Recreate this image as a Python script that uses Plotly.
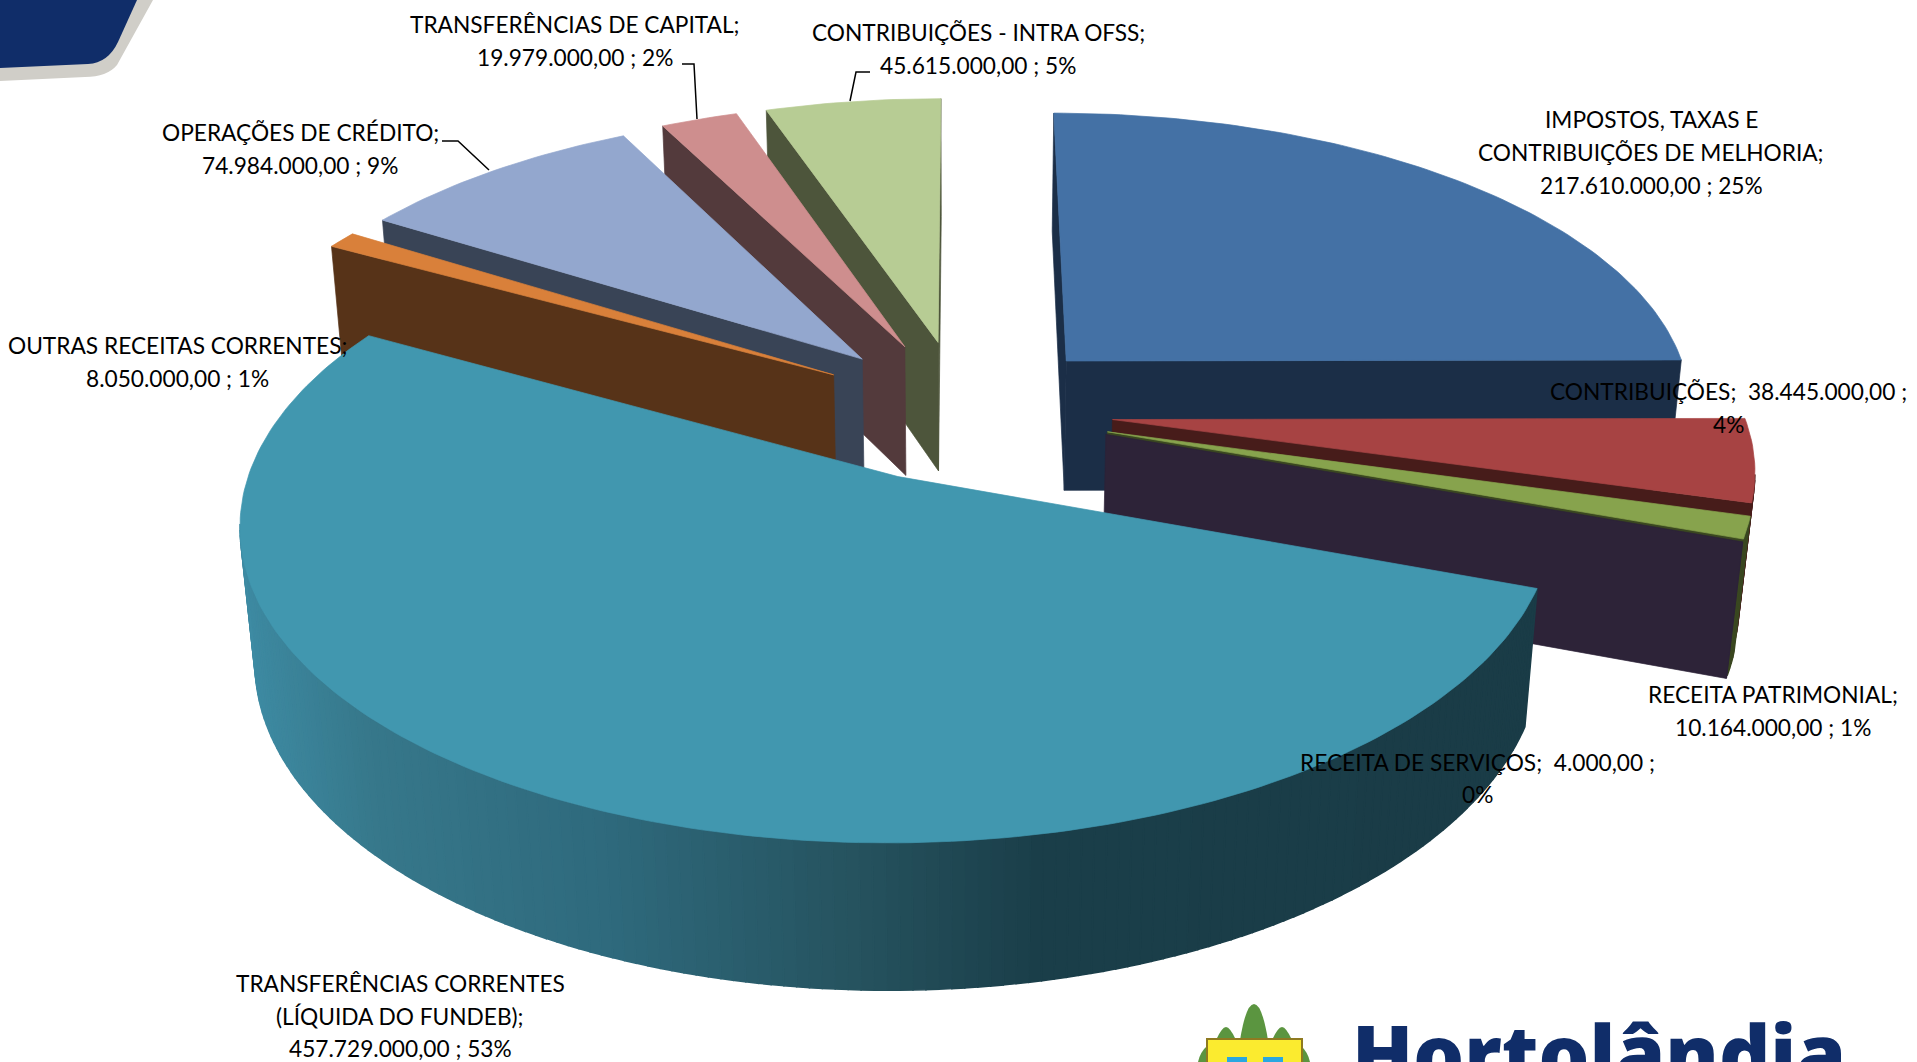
"""Receitas - pizza 3D explodida, desenhada com Scatter preenchido."""
import numpy as np
import plotly.graph_objects as go

# Dados
categorias = [
    'IMPOSTOS, TAXAS E CONTRIBUIÇÕES DE MELHORIA',
    'CONTRIBUIÇÕES',
    'RECEITA PATRIMONIAL',
    'RECEITA DE SERVIÇOS',
    'TRANSFERÊNCIAS CORRENTES (LÍQUIDA DO FUNDEB)',
    'OUTRAS RECEITAS CORRENTES',
    'OPERAÇÕES DE CRÉDITO',
    'TRANSFERÊNCIAS DE CAPITAL',
    'CONTRIBUIÇÕES - INTRA OFSS',
]
valores = [217610000, 38445000, 10164000, 4000, 457729000, 8050000, 74984000, 19979000, 45615000]

rotulos = [
    ['IMPOSTOS, TAXAS E', 'CONTRIBUIÇÕES DE MELHORIA;', '217.610.000,00 ; 25%'],
    ['CONTRIBUIÇÕES;  38.445.000,00 ;', '4%'],
    ['RECEITA PATRIMONIAL;', '10.164.000,00 ; 1%'],
    ['RECEITA DE SERVIÇOS;  4.000,00 ;', '0%'],
    ['TRANSFERÊNCIAS CORRENTES', '(LÍQUIDA DO FUNDEB);', '457.729.000,00 ; 53%'],
    ['OUTRAS RECEITAS CORRENTES;', '8.050.000,00 ; 1%'],
    ['OPERAÇÕES DE CRÉDITO;', '74.984.000,00 ; 9%'],
    ['TRANSFERÊNCIAS DE CAPITAL;', '19.979.000,00 ; 2%'],
    ['CONTRIBUIÇÕES - INTRA OFSS;', '45.615.000,00 ; 5%'],
]

# Estilo
cor_topo = ['#4471A5', '#A74343', '#87A34D', '#2D2338', '#4197AF', '#D9803A', '#93A7CE', '#CE8E8E', '#B7CC94']
cor_lado = ['#1B2E47', '#471C1A', '#3A4720', '#2D2338', '#1A3C47', '#573318', '#394456', '#533A3C', '#4D553B']
ordem = [8, 7, 6, 5, 0, 1, 2, 3, 4]  # de tras para frente
IDX_TEAL = 4

# centro x e y de cada linha dos rotulos (px)
rotulo_x = [1651, 1728, 1773, 1477, 400, 177, 300, 575, 978]
rotulo_y = [
    [119, 152, 185], [391, 424], [694, 727], [762, 794],
    [983, 1016, 1048], [345, 378], [132, 165], [24, 57], [32, 65],
]
FONTE = 'Lato'
TAM_FONTE = 22.7

# Projecao em perspectiva
CX, CY = 962, 410
A, B, H = 630, 295, 134
K, M = 0.139, 0.02
EXPLOSAO = 0.24
R_PASSO = np.radians(1.0)

gradiente_x = [240, 370, 610, 860, 1040, 1530]
gradiente_rgb = np.array([[62, 139, 163], [55, 120, 139], [47, 106, 125], [38, 83, 95], [27, 63, 74], [26, 60, 71]])


def projeta(X, Y, z):
    w = 1 + K * Y + M * z
    return CX + A * X / w, CY - B * Y / w + H * z / w


def poligono(fig, pontos, cor, espessura=0.7):
    xs, ys = zip(*[projeta(*p) for p in pontos])
    fig.add_trace(go.Scatter(
        x=list(xs) + [xs[0]], y=list(ys) + [ys[0]], mode='lines', fill='toself',
        fillcolor=cor, line=dict(color=cor, width=espessura), hoverinfo='skip', showlegend=False,
    ))


def virado_para_camera(X, Y, nx, ny):
    return X * nx + (Y + 1 / K) * ny < 0


def cor_gradiente(x):
    return 'rgb(%d,%d,%d)' % tuple(np.interp(x, gradiente_x, gradiente_rgb[:, i]) for i in range(3))


def desenha_fatia(fig, i, t0, t1):
    meio = (t0 + t1) / 2
    ox, oy = EXPLOSAO * np.sin(meio), EXPLOSAO * np.cos(meio)
    n = max(int((t1 - t0) / R_PASSO), 1)
    ang = np.linspace(t0, t1, n + 1)
    arco = [(ox + np.sin(a), oy + np.cos(a)) for a in ang]

    # parede externa
    for a, p, q in zip(ang[:-1], arco[:-1], arco[1:]):
        if virado_para_camera(p[0], p[1], np.sin(a), np.cos(a)):
            cor = cor_gradiente(projeta(p[0], p[1], 0)[0]) if i == IDX_TEAL else cor_lado[i]
            poligono(fig, [(*p, 0), (*q, 0), (*q, 1), (*p, 1)], cor, 1.5)

    # paredes radiais
    if virado_para_camera(ox, oy, -np.cos(t0), np.sin(t0)):
        poligono(fig, [(ox, oy, 0), (*arco[0], 0), (*arco[0], 1), (ox, oy, 1)], cor_lado[i])
    if virado_para_camera(ox, oy, np.cos(t1), -np.sin(t1)):
        poligono(fig, [(ox, oy, 0), (*arco[-1], 0), (*arco[-1], 1), (ox, oy, 1)], cor_lado[i])

    # topo
    if t1 - t0 > 1e-3:
        poligono(fig, [(ox, oy, 0)] + [(*p, 0) for p in arco], cor_topo[i])


fracao = np.array(valores) / sum(valores)
limites = np.concatenate([[0], np.cumsum(fracao)]) * 2 * np.pi

fig = go.Figure()
for i in ordem:
    desenha_fatia(fig, i, limites[i], limites[i + 1])

# Rotulos
anotacoes = []
for linhas, x, ys in zip(rotulos, rotulo_x, rotulo_y):
    for linha, y in zip(linhas, ys):
        anotacoes.append(dict(
            x=x, y=y, xref='x', yref='y', text=linha, showarrow=False,
            font=dict(family=FONTE, size=TAM_FONTE, color='black'),
        ))

# Logo no rodape
anotacoes.append(dict(
    x=1350, y=995, xref='x', yref='y', xanchor='left', yanchor='top', text='Hortolândia', showarrow=False,
    font=dict(family='Open Sans', size=80, color='#102D69', weight=800),
))

# Guias dos rotulos e decoracao
guias = ['M 682 64 L 694 64 L 697 119', 'M 870 72 L 856 72 L 850 101', 'M 442 141 L 458 141 L 489 170']
formas = [dict(type='path', path=g, line=dict(color='black', width=1.5)) for g in guias]
formas += [
    dict(type='path', path='M 0 0 L 153 0 L 117 65 Q 107 77 85 77 L 0 81 Z', fillcolor='#D0CEC8', line_width=0),
    dict(type='path', path='M 0 0 L 137 0 L 118 42 Q 108 63 88 64 L 0 68 Z', fillcolor='#102D69', line_width=0),
    dict(type='path', path='M 1240 1040 Q 1246 1004 1254 1004 Q 1262 1004 1268 1040 Z', fillcolor='#5B9540', line_width=0),
    dict(type='path', path='M 1216 1040 Q 1222 1027 1226 1027 Q 1230 1027 1236 1040 Z', fillcolor='#5B9540', line_width=0),
    dict(type='path', path='M 1272 1040 Q 1278 1027 1282 1027 Q 1286 1027 1292 1040 Z', fillcolor='#5B9540', line_width=0),
    dict(type='path', path='M 1198 1062 Q 1200 1052 1208 1045 L 1208 1062 Z', fillcolor='#5B9540', line_width=0),
    dict(type='path', path='M 1310 1062 Q 1308 1052 1300 1045 L 1300 1062 Z', fillcolor='#5B9540', line_width=0),
    dict(type='rect', x0=1207, x1=1302, y0=1039, y1=1070, fillcolor='#FBEB2F', line=dict(color='#8F7A20', width=2)),
    dict(type='rect', x0=1227, x1=1247, y0=1057, y1=1070, fillcolor='#2AA7E0', line_width=0),
    dict(type='rect', x0=1263, x1=1283, y0=1057, y1=1070, fillcolor='#2AA7E0', line_width=0),
]
for f in formas:
    f.update(xref='x', yref='y')

fig.update_layout(
    width=1917, height=1062,
    margin=dict(l=0, r=0, t=0, b=0),
    paper_bgcolor='white', plot_bgcolor='white',
    xaxis=dict(range=[0, 1917], visible=False, fixedrange=True),
    yaxis=dict(range=[1062, 0], visible=False, fixedrange=True),
    annotations=anotacoes, shapes=formas, showlegend=False,
)

fig.write_html('out.html', post_script="document.body.style.margin='0';document.documentElement.style.overflow='hidden';", config={'displayModeBar': False})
::::
*DIRECTION*. Quote, exactly and only, the lines from the first line of the data above through the line containing "74984000, 19979000, 45615000]". The pictures do not belong in it.

*SOLUTION*.
Recreate this image as a Python script that uses Plotly.
"""Receitas - pizza 3D explodida, desenhada com Scatter preenchido."""
import numpy as np
import plotly.graph_objects as go

# Dados
categorias = [
    'IMPOSTOS, TAXAS E CONTRIBUIÇÕES DE MELHORIA',
    'CONTRIBUIÇÕES',
    'RECEITA PATRIMONIAL',
    'RECEITA DE SERVIÇOS',
    'TRANSFERÊNCIAS CORRENTES (LÍQUIDA DO FUNDEB)',
    'OUTRAS RECEITAS CORRENTES',
    'OPERAÇÕES DE CRÉDITO',
    'TRANSFERÊNCIAS DE CAPITAL',
    'CONTRIBUIÇÕES - INTRA OFSS',
]
valores = [217610000, 38445000, 10164000, 4000, 457729000, 8050000, 74984000, 19979000, 45615000]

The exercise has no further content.